A model of diffusion in a potential well for the dynamics of the large-scale circulation in turbulent Rayleigh–Bénard convection

Abstract

Experimental measurements of properties of the large-scale circulation (LSC) in turbulent convection of a fluid heated from below in a cylindrical container of aspect ratio 1 are presented and used to test a model of diffusion in a potential well for the LSC. The model consists of a pair of stochastic ordinary differential equations motivated by the Navier–Stokes equations. The two coupled equations are for the azimuthal orientation θ0 and for the azimuthal temperature amplitude δ at the horizontal midplane.
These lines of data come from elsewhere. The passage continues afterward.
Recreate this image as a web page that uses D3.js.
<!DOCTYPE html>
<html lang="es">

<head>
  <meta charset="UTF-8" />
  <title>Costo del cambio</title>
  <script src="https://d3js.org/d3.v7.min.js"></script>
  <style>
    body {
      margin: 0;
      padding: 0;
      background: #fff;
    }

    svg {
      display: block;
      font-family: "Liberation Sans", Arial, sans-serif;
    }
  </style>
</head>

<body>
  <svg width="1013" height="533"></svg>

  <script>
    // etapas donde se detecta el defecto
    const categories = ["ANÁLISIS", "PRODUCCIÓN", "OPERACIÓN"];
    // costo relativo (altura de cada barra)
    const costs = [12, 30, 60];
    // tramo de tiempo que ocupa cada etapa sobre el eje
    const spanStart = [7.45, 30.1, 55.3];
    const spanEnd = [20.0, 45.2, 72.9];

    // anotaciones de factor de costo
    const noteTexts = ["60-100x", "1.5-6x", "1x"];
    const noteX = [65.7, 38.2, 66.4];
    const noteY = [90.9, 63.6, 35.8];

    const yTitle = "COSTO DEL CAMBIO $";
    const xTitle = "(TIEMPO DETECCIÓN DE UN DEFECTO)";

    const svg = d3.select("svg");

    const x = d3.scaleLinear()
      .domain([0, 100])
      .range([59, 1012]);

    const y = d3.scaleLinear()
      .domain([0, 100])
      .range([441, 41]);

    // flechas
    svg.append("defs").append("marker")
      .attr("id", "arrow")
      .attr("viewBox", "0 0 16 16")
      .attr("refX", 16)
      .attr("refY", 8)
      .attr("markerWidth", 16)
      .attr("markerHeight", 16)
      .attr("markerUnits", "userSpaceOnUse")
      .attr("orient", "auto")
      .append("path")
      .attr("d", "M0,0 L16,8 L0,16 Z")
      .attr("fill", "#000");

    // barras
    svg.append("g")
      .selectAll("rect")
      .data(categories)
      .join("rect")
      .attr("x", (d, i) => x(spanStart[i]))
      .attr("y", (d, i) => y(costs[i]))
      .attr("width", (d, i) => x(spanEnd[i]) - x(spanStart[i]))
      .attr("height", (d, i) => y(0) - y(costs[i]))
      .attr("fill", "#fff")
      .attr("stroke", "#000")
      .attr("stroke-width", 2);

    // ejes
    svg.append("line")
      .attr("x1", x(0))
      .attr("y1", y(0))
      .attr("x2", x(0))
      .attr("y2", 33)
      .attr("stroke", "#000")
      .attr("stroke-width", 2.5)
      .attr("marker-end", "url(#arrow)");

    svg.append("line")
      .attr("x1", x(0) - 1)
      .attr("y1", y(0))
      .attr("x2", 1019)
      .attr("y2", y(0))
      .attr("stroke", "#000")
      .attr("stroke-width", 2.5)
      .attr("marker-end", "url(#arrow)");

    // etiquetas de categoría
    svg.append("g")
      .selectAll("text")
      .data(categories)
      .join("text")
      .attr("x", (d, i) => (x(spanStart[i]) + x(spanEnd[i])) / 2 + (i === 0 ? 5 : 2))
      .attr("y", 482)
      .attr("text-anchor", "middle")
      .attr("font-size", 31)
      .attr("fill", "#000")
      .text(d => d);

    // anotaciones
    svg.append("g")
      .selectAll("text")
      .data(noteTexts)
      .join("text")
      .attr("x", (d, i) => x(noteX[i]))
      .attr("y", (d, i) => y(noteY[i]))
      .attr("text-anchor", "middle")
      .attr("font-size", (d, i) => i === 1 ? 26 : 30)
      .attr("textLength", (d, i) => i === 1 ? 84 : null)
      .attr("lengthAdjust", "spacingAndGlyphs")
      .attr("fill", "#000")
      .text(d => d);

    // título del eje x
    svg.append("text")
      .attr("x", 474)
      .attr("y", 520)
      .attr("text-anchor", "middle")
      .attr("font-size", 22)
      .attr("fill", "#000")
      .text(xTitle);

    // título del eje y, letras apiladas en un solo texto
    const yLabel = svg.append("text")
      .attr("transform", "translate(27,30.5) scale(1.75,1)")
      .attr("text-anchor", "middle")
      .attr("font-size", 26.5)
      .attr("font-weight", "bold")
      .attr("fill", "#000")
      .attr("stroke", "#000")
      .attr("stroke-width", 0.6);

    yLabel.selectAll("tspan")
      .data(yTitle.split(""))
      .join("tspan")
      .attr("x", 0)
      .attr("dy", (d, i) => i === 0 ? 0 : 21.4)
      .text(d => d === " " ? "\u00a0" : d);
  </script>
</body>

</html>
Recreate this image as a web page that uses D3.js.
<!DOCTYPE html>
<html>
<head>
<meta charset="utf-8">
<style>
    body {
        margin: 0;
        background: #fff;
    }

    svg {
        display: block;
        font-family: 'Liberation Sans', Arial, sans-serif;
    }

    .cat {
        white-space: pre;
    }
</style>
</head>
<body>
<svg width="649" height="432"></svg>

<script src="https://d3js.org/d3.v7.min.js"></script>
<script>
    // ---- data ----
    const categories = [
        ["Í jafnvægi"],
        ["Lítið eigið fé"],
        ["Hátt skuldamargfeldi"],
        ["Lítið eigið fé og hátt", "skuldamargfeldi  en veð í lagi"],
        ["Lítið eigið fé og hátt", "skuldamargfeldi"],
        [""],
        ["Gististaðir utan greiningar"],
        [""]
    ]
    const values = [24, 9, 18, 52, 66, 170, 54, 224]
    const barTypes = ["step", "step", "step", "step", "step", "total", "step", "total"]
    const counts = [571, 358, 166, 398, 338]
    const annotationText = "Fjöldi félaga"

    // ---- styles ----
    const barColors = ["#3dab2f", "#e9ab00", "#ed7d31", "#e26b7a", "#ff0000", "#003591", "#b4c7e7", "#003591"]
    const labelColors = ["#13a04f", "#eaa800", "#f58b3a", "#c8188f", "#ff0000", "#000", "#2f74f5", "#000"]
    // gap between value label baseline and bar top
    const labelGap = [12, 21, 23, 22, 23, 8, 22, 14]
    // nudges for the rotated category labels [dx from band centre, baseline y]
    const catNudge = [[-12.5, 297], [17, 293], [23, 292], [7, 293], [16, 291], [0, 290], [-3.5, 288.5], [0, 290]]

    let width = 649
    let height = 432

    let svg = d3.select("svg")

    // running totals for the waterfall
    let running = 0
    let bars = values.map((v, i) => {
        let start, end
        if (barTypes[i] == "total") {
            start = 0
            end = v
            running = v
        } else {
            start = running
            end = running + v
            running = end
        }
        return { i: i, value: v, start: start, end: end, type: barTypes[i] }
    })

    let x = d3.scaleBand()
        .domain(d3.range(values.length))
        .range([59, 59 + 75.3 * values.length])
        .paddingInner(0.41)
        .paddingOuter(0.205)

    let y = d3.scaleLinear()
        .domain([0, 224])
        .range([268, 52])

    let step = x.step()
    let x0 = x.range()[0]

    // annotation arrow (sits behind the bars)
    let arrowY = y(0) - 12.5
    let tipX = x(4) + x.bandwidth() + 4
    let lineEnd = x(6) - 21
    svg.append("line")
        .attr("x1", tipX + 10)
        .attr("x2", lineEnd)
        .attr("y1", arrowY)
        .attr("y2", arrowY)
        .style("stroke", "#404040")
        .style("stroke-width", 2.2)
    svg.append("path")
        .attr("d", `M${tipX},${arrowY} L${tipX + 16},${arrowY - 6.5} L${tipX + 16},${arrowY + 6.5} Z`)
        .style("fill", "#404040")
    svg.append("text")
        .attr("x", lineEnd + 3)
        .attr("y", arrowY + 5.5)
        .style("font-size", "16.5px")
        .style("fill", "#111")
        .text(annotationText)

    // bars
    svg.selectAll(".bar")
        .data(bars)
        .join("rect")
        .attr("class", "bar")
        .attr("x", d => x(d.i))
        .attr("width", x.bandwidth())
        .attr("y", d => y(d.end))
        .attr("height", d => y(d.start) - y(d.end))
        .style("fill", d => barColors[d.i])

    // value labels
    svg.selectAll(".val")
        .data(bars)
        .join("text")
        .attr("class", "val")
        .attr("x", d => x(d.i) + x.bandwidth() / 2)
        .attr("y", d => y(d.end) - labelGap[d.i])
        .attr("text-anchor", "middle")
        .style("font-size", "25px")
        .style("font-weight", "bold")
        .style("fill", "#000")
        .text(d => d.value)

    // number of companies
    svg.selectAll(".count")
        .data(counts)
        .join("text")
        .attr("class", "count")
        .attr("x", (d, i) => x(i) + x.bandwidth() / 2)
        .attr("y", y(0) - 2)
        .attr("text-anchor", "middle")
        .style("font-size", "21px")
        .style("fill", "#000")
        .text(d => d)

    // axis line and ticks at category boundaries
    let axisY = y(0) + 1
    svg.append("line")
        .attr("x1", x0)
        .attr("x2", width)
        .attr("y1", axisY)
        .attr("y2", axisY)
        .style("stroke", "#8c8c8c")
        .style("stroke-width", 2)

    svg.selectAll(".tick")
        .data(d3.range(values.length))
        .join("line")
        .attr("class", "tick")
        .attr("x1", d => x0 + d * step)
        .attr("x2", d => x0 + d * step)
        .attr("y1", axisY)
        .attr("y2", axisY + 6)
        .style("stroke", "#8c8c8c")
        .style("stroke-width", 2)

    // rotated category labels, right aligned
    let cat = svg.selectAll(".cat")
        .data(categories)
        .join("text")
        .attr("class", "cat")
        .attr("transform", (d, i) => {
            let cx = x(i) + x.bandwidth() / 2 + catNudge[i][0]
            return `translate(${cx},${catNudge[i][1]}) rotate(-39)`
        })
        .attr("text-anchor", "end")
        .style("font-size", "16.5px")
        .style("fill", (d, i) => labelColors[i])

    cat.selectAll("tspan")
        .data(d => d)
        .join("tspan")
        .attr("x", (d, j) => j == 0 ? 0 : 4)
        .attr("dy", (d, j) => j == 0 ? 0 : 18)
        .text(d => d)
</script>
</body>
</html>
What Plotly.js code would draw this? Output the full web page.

The dynamics is due to the driving by Gaussian distributed white noise that is introduced to represent the action of the small-scale turbulent fluctuations on the large-scale flow. Measurements of the diffusivities that determine the noise intensities are reported. Two time scales predicted by the model are found to be within a factor of 2 or so of corresponding experimental measurements. A scaling relationship predicted by the model between δ and the Reynolds number is confirmed by measurements over a large experimental parameter range. The Gaussian peaks of probability distributions p(δ) and p(θ̇0) are accurately described by the model; however, the non-Gaussian tails of p(δ) are not. The frequency, angular change, and amplitude behavior during cessations are accurately described by the model when the tails of the probability distribution of δ are used as experimental input.